Can the Forest Service change?

  Dear HCN,


It seems nearly every issue of High Country News has some article dealing with the decline and fall of the U.S. Forest Service. This strikes near and dear to my heart since I spent over 27 years with the agency.


The agency is not the same one I started working for in 1970. Until only a few short years ago, the Forest Service was considered a model government bureaucracy - and no, that is not an oxymoron. We wore the white hats and we had a noble mission. We cared and we were respected. Starting with the Reagan revolution, something significant changed. At least that's when I noticed it. The people of the West, still to my amazement and bewilderment, shifted to an extreme in electing people who belong more to the Robber Baron era of a century ago. Budgets were slashed, employees ridiculed, and our objectives challenged.


I think we have so discouraged, so demoralized people, that (just as in politics), too many of the people who should be leaders just quit in disgust. When the political leaders such as the Chenoweths, the Craigs, the Hansens, etc., ask the agency to do things counter to the Forest Service mission and laws, no one is able to stand up to them.

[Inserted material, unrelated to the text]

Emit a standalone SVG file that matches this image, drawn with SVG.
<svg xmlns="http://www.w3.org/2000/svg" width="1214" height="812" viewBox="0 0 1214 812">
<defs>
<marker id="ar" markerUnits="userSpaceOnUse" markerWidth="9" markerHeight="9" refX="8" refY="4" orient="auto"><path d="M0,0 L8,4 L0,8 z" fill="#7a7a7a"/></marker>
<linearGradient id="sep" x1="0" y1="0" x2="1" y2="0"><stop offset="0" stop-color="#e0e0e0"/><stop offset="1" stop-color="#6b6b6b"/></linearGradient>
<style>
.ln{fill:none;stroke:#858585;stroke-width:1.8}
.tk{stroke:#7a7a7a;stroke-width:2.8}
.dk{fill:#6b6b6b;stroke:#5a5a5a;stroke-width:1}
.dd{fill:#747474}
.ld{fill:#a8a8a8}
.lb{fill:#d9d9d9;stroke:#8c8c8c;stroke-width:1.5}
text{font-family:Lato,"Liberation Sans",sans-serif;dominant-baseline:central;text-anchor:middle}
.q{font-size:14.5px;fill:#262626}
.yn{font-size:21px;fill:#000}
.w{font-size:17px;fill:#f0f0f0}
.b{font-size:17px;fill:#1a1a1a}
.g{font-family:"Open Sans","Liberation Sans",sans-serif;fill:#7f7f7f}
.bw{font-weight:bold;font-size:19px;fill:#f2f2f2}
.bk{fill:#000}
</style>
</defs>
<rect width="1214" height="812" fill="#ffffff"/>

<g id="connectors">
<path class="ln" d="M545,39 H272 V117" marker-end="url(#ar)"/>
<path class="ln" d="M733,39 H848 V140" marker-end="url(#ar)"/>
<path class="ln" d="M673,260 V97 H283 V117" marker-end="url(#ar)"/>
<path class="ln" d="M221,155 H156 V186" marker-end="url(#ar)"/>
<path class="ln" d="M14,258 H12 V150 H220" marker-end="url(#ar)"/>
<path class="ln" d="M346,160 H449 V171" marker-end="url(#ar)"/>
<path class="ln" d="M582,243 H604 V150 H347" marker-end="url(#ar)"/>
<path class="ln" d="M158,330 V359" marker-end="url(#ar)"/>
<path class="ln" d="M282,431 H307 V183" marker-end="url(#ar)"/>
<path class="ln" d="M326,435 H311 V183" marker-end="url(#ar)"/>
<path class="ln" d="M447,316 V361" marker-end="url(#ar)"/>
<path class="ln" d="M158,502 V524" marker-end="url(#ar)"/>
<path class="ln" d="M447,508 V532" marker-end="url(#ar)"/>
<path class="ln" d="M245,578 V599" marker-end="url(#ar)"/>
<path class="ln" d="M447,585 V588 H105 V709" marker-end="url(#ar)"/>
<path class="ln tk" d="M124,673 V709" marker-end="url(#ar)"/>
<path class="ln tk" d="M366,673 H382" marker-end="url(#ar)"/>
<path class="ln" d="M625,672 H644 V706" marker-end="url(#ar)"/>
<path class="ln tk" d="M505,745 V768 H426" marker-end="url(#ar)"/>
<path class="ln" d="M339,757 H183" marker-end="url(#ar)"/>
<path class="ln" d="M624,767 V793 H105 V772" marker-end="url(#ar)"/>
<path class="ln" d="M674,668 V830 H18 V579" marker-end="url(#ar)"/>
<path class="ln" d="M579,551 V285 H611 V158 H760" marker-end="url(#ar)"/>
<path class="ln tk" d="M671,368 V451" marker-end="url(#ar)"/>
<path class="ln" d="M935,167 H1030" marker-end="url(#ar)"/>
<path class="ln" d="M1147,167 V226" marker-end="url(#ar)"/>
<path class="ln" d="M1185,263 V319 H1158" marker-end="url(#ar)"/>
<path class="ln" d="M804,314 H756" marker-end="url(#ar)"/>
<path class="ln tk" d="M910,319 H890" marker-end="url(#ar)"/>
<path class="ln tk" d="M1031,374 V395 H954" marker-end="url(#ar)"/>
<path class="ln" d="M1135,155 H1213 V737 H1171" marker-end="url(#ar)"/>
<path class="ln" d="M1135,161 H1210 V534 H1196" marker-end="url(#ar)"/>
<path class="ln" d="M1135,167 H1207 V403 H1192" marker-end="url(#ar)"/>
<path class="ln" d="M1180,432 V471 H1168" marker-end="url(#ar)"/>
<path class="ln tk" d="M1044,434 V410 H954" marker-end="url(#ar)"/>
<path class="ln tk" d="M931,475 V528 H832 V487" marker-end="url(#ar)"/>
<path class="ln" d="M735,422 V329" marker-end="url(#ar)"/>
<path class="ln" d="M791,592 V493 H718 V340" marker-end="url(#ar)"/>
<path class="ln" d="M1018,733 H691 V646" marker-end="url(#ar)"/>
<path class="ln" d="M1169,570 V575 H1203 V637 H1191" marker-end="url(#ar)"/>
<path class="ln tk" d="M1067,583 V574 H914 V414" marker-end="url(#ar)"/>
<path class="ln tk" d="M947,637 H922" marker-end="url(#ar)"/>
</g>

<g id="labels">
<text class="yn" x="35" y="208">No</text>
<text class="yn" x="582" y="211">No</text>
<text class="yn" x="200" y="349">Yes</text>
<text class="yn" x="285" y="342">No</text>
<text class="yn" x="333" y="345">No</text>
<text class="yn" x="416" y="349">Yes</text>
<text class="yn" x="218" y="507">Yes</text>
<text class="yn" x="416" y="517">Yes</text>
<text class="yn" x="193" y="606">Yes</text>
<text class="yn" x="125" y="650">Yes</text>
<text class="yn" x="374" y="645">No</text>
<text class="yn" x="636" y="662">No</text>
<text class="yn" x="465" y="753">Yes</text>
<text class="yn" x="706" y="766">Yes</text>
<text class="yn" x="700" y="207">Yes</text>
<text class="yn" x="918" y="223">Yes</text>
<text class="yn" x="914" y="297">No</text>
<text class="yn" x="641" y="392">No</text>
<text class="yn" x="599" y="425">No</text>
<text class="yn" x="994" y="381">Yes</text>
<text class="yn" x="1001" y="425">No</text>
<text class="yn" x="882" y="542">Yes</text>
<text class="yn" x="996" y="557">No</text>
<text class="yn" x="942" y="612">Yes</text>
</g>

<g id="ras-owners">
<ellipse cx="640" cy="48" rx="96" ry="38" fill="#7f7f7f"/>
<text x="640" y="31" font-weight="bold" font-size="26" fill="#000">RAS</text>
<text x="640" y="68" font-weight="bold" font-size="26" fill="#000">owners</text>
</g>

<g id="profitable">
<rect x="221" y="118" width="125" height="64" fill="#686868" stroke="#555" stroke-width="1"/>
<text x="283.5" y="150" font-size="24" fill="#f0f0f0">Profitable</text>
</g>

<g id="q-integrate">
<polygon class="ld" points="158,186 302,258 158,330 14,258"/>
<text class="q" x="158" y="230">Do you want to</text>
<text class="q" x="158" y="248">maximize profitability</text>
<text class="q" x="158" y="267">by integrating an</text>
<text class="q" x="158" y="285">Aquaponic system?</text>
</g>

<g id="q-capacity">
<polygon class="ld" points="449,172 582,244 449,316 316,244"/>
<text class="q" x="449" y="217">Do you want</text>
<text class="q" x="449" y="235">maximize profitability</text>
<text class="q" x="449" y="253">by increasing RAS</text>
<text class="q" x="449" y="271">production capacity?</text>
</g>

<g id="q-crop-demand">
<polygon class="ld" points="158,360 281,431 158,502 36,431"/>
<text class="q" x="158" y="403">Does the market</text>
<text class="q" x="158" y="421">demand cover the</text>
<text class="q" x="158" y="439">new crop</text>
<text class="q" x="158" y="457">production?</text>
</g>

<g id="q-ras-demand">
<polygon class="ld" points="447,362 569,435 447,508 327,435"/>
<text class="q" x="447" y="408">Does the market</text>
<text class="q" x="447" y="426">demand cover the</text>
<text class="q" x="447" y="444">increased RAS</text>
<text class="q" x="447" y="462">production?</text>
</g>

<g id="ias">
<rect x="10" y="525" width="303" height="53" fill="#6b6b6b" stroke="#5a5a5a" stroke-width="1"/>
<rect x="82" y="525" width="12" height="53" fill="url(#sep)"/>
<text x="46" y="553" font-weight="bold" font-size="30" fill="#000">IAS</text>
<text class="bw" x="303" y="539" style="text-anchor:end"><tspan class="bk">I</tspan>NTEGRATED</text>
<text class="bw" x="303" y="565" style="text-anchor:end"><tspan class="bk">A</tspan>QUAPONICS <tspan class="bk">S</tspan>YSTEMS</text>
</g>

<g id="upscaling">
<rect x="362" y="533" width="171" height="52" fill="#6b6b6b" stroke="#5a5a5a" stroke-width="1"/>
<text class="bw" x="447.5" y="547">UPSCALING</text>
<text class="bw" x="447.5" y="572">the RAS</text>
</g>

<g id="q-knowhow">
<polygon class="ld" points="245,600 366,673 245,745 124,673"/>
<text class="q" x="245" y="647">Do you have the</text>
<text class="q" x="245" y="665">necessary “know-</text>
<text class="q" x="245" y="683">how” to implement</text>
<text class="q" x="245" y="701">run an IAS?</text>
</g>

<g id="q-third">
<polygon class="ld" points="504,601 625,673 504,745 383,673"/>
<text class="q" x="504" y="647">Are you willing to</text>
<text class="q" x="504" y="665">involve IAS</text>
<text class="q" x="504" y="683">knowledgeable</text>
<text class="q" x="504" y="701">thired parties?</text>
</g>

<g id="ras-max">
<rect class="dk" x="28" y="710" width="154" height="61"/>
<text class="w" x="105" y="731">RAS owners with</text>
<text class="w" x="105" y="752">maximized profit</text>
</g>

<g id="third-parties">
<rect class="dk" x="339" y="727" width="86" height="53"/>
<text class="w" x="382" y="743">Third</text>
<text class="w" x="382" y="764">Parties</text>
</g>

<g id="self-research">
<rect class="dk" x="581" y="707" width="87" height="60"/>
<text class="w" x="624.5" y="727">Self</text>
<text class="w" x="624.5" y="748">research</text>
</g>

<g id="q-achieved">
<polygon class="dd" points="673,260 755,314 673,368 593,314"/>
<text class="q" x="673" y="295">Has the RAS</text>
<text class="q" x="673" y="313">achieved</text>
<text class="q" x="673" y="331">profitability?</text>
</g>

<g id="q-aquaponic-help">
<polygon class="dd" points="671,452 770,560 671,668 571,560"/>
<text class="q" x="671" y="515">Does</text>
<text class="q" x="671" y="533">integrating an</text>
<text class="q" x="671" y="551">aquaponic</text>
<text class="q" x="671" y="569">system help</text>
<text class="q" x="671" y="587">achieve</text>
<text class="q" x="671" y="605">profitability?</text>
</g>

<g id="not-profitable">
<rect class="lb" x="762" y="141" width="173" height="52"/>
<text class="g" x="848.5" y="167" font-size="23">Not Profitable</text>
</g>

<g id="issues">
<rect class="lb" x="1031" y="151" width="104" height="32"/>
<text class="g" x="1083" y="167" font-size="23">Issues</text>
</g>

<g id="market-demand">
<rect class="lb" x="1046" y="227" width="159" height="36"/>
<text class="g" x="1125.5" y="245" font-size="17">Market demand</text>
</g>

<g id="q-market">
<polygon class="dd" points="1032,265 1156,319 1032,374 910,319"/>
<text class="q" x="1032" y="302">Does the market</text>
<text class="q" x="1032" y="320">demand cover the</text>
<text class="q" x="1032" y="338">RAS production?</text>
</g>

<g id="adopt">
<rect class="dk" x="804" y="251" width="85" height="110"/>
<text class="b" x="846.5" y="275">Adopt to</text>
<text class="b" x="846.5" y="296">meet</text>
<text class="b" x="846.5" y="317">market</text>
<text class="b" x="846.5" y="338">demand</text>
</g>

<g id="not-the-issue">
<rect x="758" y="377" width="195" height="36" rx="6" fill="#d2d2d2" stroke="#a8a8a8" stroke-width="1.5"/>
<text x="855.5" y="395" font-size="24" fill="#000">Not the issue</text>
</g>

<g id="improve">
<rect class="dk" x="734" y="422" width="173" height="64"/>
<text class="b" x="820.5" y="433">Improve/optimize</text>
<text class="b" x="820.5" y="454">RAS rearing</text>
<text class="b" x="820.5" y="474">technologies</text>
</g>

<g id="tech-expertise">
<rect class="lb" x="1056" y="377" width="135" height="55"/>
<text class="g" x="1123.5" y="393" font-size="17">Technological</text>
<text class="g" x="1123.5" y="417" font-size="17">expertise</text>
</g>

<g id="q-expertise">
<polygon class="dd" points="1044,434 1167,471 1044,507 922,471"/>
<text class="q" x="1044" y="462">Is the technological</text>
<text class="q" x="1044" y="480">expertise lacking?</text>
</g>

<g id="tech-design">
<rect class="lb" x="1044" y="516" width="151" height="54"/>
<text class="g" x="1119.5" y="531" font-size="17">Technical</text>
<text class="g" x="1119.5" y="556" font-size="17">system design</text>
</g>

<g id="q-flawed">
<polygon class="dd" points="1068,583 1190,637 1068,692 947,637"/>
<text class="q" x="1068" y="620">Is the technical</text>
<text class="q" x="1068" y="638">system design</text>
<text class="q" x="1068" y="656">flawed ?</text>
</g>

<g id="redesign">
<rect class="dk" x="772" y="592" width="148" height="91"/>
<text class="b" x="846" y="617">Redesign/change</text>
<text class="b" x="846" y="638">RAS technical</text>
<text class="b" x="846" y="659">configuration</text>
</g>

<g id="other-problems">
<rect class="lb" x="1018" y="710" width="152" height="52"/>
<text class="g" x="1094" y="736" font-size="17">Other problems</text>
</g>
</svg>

The Jack Ward Thomases, the Tom Kovalickys, Paul Rieses, try but too often fall prey to those who don't have courage or convictions to say "NO, that is counter to our mission and the law."


Far too often in my career, I watched as the "get the cut" mentality overruled the wildlife, the recreation, the other parts of our mission. I cared for the land and I know many "ologists' who similarly tried to do their best. The Forest Service during my career was an agent of compromise and most of us could deal with this. But when one day you wake up and have absolutely no allies, things get tough.

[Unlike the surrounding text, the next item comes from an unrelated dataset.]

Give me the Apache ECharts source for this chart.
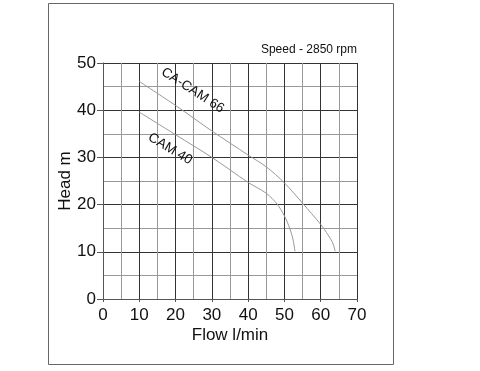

Now, the extractive industries, the environmental community, the politicians - all have only vituperative, venomous tirades against not only the agency, but also the people trying their best on the ground. This wears on you after a while. I got tired of being considered the evil one only trying to put ranchers, loggers, just about anyone who used the land, out of business.


When I retired last summer, I felt that the Forest Service as it existed for me for nearly three decades was doomed to fall. But I'm enough of a biologist to understand the concept of evolution. Things must change and they are changing. What I hate is to the good people berated just because their leaders aren't able to adapt.